Varnish is applied either as a clear finish or as a topcoat finish over a stained-wood project. It is a traditional and durable finish. The process of applying varnish over bare wood or stained wood is the same. It involves careful preparation and attention to detail. The surface of the wood must be completely free of dust. Even the slightest bit of dust will show in the final coat of varnish. The door should be removed from its hinges and placed on a work surface for the most effective finish.
Remove the pins from the door, using a flat head screwdriver. Remove the hinges and other hardware. Set the hardware aside.
Go over the door lightly with 180-grit sandpaper, working with the grain of the wood. Do not sand through any stain or other treatment on the door.
Wipe the door down with a tack cloth to remove all dust.
Pour the varnish through a paint strainer and into a paint cup. Varnishes typically have sediments that must be removed prior to application.
Brush an even coat on the door with a varnish brush. Go with the grain of the wood. Allow the varnish to dry for 24 hours.

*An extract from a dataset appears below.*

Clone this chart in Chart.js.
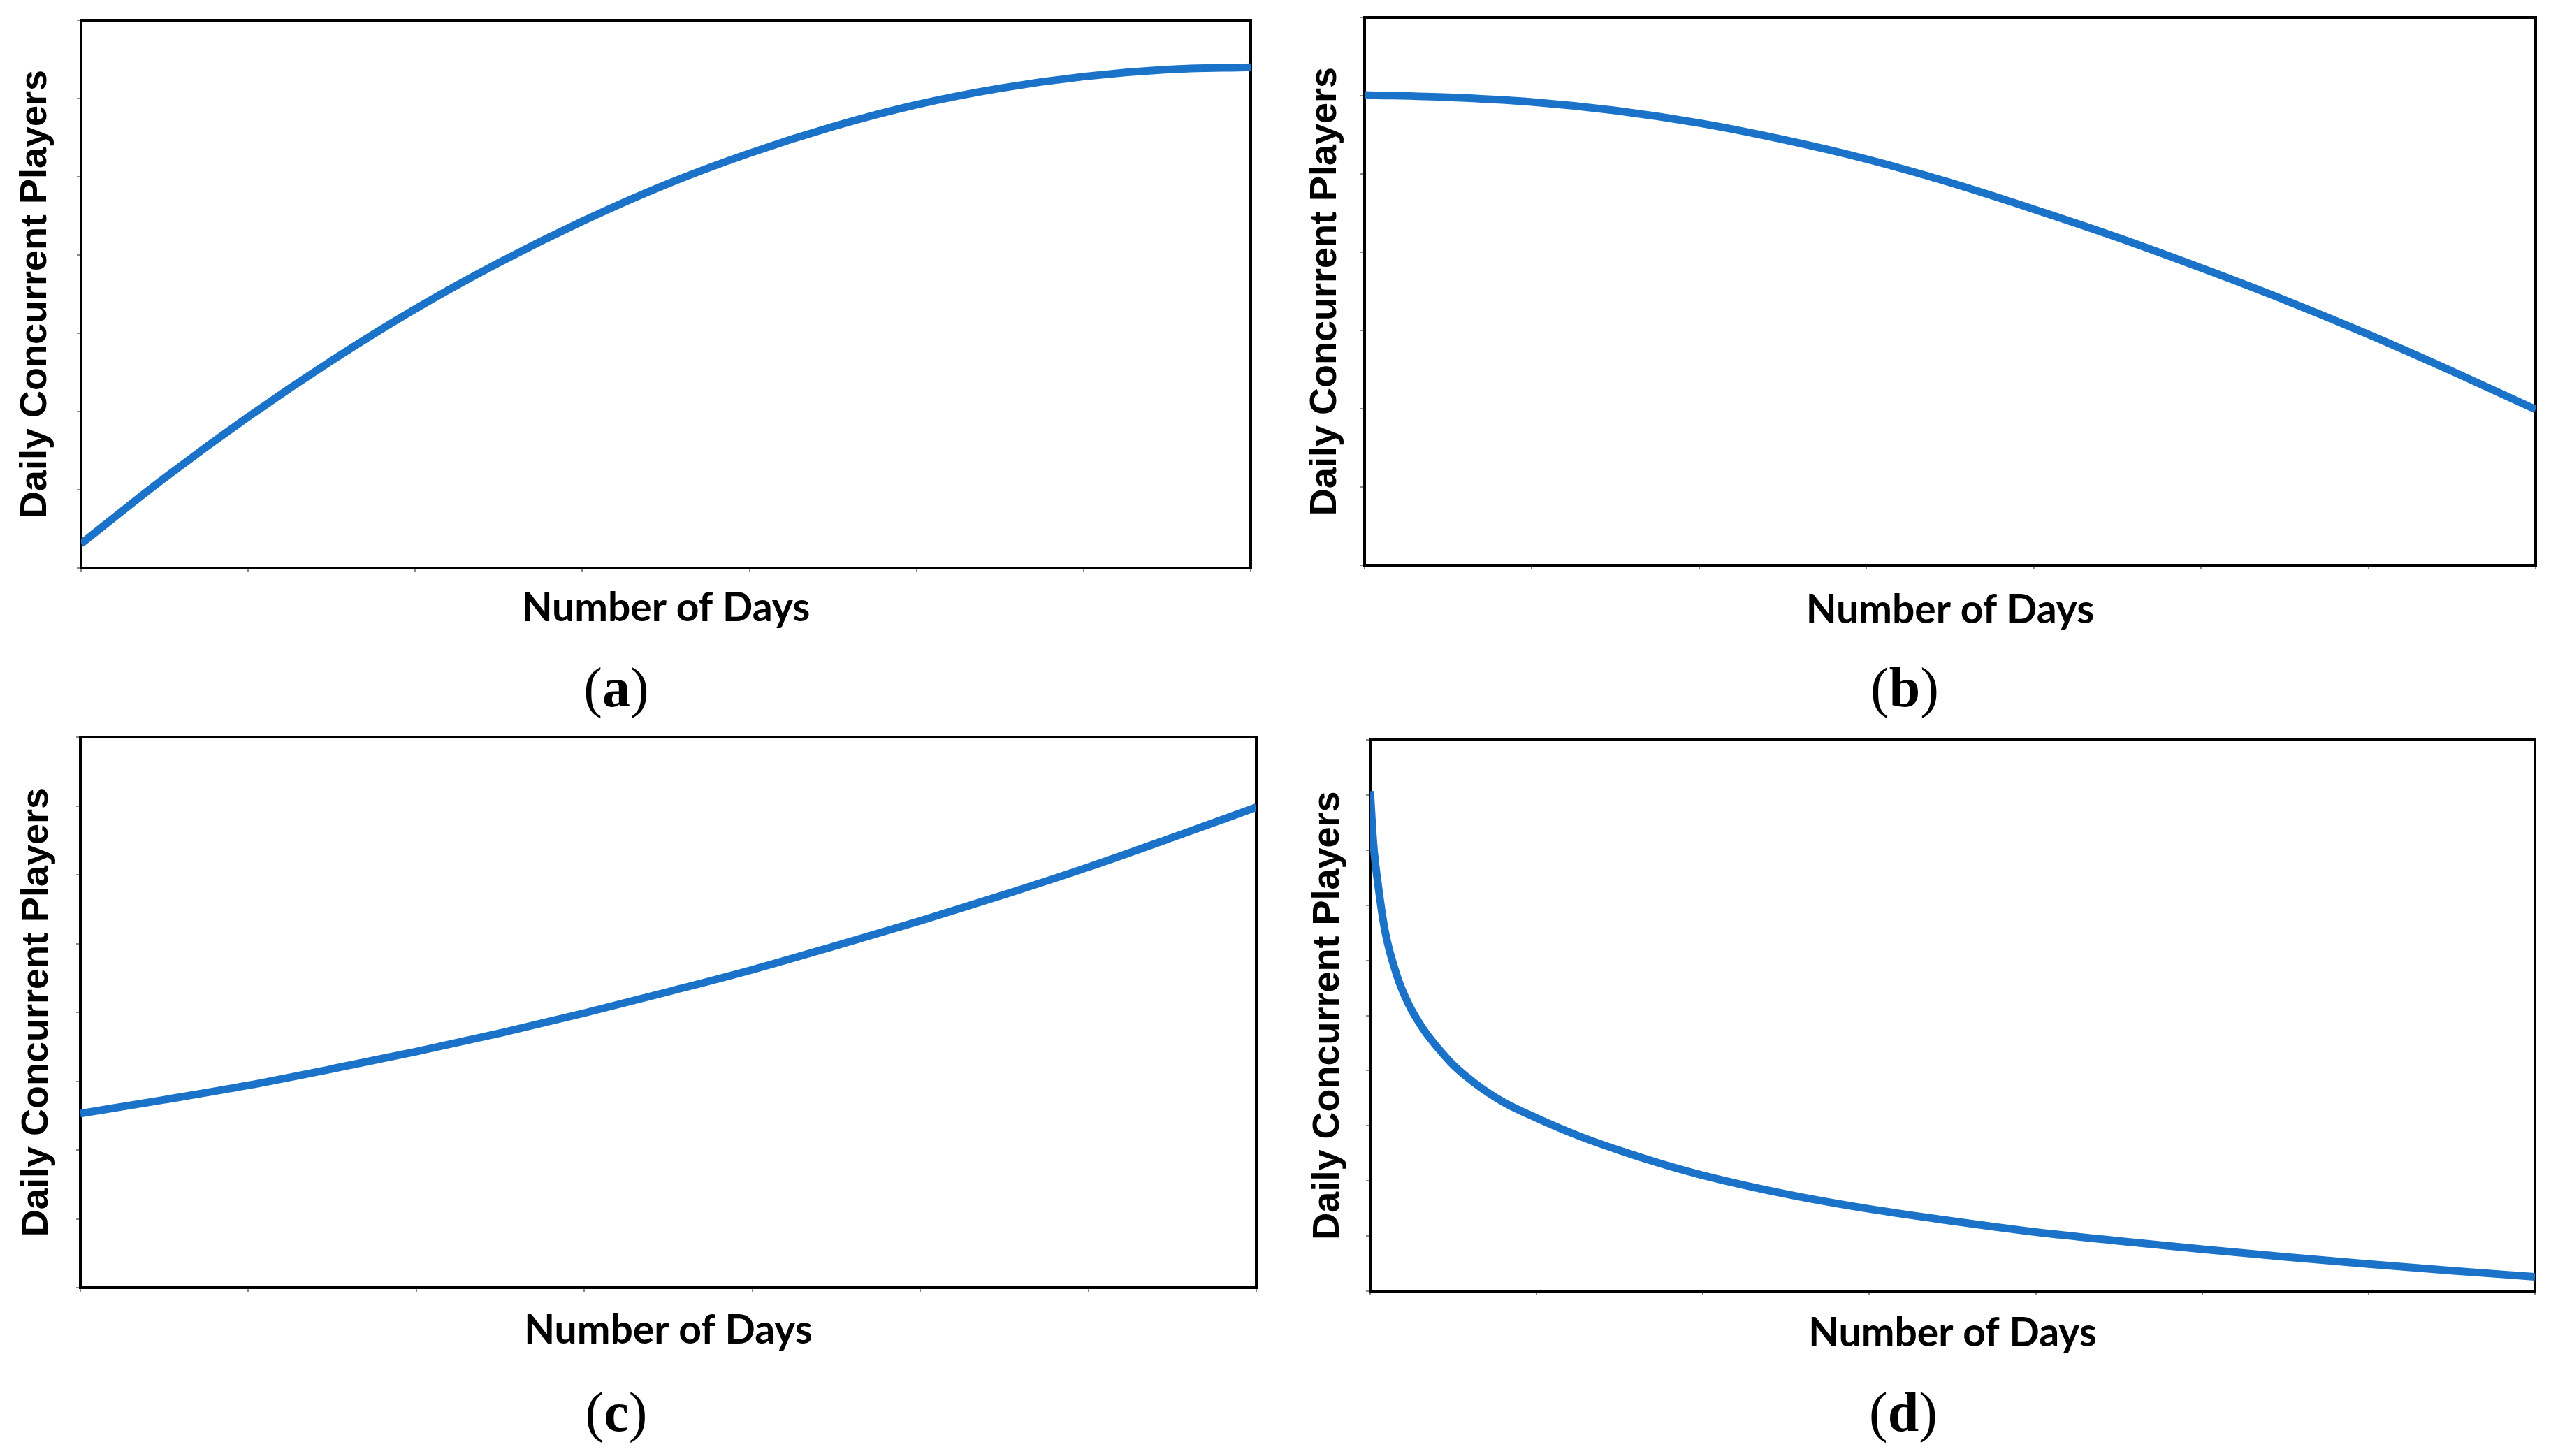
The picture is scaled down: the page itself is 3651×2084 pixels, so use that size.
<!DOCTYPE html>
<html>
<head>
<meta charset="utf-8">
<title>Daily Concurrent Players</title>
<script src="https://cdn.jsdelivr.net/npm/chart.js@4.4.1/dist/chart.umd.min.js"></script>
<style>
  html, body { margin: 0; padding: 0; background: #fff; }
  #page { position: relative; width: 3651px; height: 2084px; overflow: hidden; background: #fff; }
  canvas { position: absolute; }
  .caption {
    position: absolute;
    transform: translate(-50%, -50%);
    font-family: 'Liberation Serif', 'DejaVu Serif', serif;
    font-size: 80px;
    line-height: 1;
    color: #000;
    white-space: nowrap;
  }
</style>
</head>
<body>
<div id="page">
  <canvas id="chartA" width="1830" height="920" style="left:0px;top:0px"></canvas>
  <canvas id="chartB" width="1821" height="920" style="left:1830px;top:0px"></canvas>
  <canvas id="chartC" width="1830" height="1000" style="left:0px;top:960px"></canvas>
  <canvas id="chartD" width="1821" height="1000" style="left:1830px;top:960px"></canvas>

  <div class="caption" style="left:882px;top:984px">(<b>a</b>)</div>
  <div class="caption" style="left:2726px;top:984px">(<b>b</b>)</div>
  <div class="caption" style="left:882px;top:2021px">(<b>c</b>)</div>
  <div class="caption" style="left:2724px;top:2021px">(<b>d</b>)</div>
</div>

<script>
// valores (eixos sem rótulos numéricos, escala = marcas de divisão)
const days = [0, 0.5, 1, 1.5, 2, 2.5, 3, 3.5, 4, 4.5, 5, 5.5, 6, 6.5, 7];
const playersA = [0.31, 1.15, 1.93, 2.65, 3.31, 3.90, 4.43, 4.90, 5.30, 5.64, 5.92, 6.13, 6.28, 6.37, 6.40];
const playersB = [6.01, 5.98, 5.92, 5.81, 5.65, 5.44, 5.19, 4.89, 4.55, 4.19, 3.80, 3.39, 2.95, 2.48, 1.99];
const playersC = [2.53, 2.73, 2.94, 3.18, 3.43, 3.70, 3.99, 4.30, 4.62, 4.97, 5.33, 5.71, 6.11, 6.54, 6.98];

// painel (d) cai muito rápido no início, por isso mais pontos perto de zero
const daysD = [0, 0.02, 0.045, 0.09, 0.16, 0.23, 0.32, 0.41, 0.5, 0.63, 0.8, 1, 1.25, 1.5, 1.75, 2, 2.5, 3, 3.5, 4, 4.5, 5, 5.5, 6, 6.5, 7];
const playersD = [9.07, 8.10, 7.43, 6.52, 5.73, 5.21, 4.75, 4.40, 4.10, 3.77, 3.43, 3.14, 2.82, 2.55, 2.31, 2.10, 1.76, 1.49, 1.27, 1.07, 0.91, 0.76, 0.62, 0.49, 0.37, 0.26];

const xTitle = 'Number of Days';
const yTitle = 'Daily Concurrent Players';

const lineColor = '#1a73c9';

// moldura preta em volta da área do gráfico
const framePlugin = {
    id: 'frame',
    beforeDatasetsDraw(chart) {
        const { ctx, chartArea: a } = chart;
        ctx.save();
        ctx.strokeStyle = '#000';
        ctx.lineWidth = 4;
        ctx.strokeRect(a.left, a.top, a.right - a.left, a.bottom - a.top);
        ctx.restore();
    }
};

/**
 * Cria um painel.
 * @param {string} id - id do canvas
 * @param {number[]} xs - dias
 * @param {number[]} ys - jogadores
 * @param {number} yMax - número de divisões no eixo y
 * @param {object} box - espaços do layout
 */
function makePanel(id, xs, ys, yMax, box) {
    const ctx = document.getElementById(id).getContext('2d');
    return new Chart(ctx, {
        type: 'line',
        data: {
            datasets: [{
                data: xs.map((x, i) => ({ x: x, y: ys[i] })),
                borderColor: lineColor,
                borderWidth: 11,
                pointRadius: 0,
                fill: false,
                cubicInterpolationMode: 'monotone'
            }]
        },
        options: {
            responsive: false,
            animation: false,
            devicePixelRatio: 1,
            layout: {
                padding: { left: 0, top: box.padTop, right: box.padRight, bottom: 0 }
            },
            plugins: {
                legend: { display: false },
                tooltip: { enabled: false }
            },
            scales: {
                x: {
                    type: 'linear',
                    min: 0,
                    max: 7,
                    ticks: { display: false, stepSize: 1 },
                    grid: { drawOnChartArea: false, drawTicks: true, tickLength: 6, color: '#8a8a8a', lineWidth: 2 },
                    border: { display: false },
                    title: {
                        display: true,
                        text: xTitle,
                        color: '#000',
                        font: { family: 'Lato, "Liberation Sans", sans-serif', size: 57, weight: 'bold' },
                        padding: { top: 0, bottom: box.xTitlePad }
                    },
                    afterFit(scale) { scale.height = box.xHeight; }
                },
                y: {
                    type: 'linear',
                    min: 0,
                    max: yMax,
                    ticks: { display: false, stepSize: 1 },
                    grid: { drawOnChartArea: false, drawTicks: true, tickLength: 6, color: '#8a8a8a', lineWidth: 2 },
                    border: { display: false },
                    title: {
                        display: true,
                        text: yTitle,
                        color: '#000',
                        font: { family: '"Liberation Sans", Arial, sans-serif', size: 54, weight: 'bold' },
                        padding: { top: box.yTitlePad, bottom: 0 }
                    },
                    afterFit(scale) { scale.width = box.yWidth; }
                }
            }
        },
        plugins: [framePlugin]
    });
}

document.addEventListener('DOMContentLoaded', () => {
    makePanel('chartA', days, playersA, 7, { padTop: 29, padRight: 40, yWidth: 116, xHeight: 107, xTitlePad: 15, yTitlePad: 19 });
    makePanel('chartB', days, playersB, 7, { padTop: 25, padRight: 22, yWidth: 123, xHeight: 111, xTitlePad: 12, yTitlePad: 35 });
    makePanel('chartC', days, playersC, 8, { padTop: 95, padRight: 32, yWidth: 115, xHeight: 117, xTitlePad: 21, yTitlePad: 21 });
    makePanel('chartD', daysD, playersD, 10, { padTop: 99, padRight: 23, yWidth: 131, xHeight: 112, xTitlePad: 17, yTitlePad: 39 });
});
</script>
</body>
</html>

Sand the first coat on the door lightly with 180-grit sandpaper, going with the grain of the wood. Wipe the door down with a tack cloth.
Apply a second coat of varnish. Allow the varnish to dry for 72 hours.
Reattach the hinges and other hardware, using a screwdriver. Hold the door in place in the door opening. Line up the hinges and insert the pins in the hinges.
Thin, even coats of varnish will produce a more effective finish than one thick coat.
Wear eye protection when you're sanding wooden doors. Apply varnish in a well ventilated area.
Tips and warnings
- Thin, even coats of varnish will produce a more effective finish than one thick coat.
- Wear eye protection when you're sanding wooden doors. Apply varnish in a well ventilated area.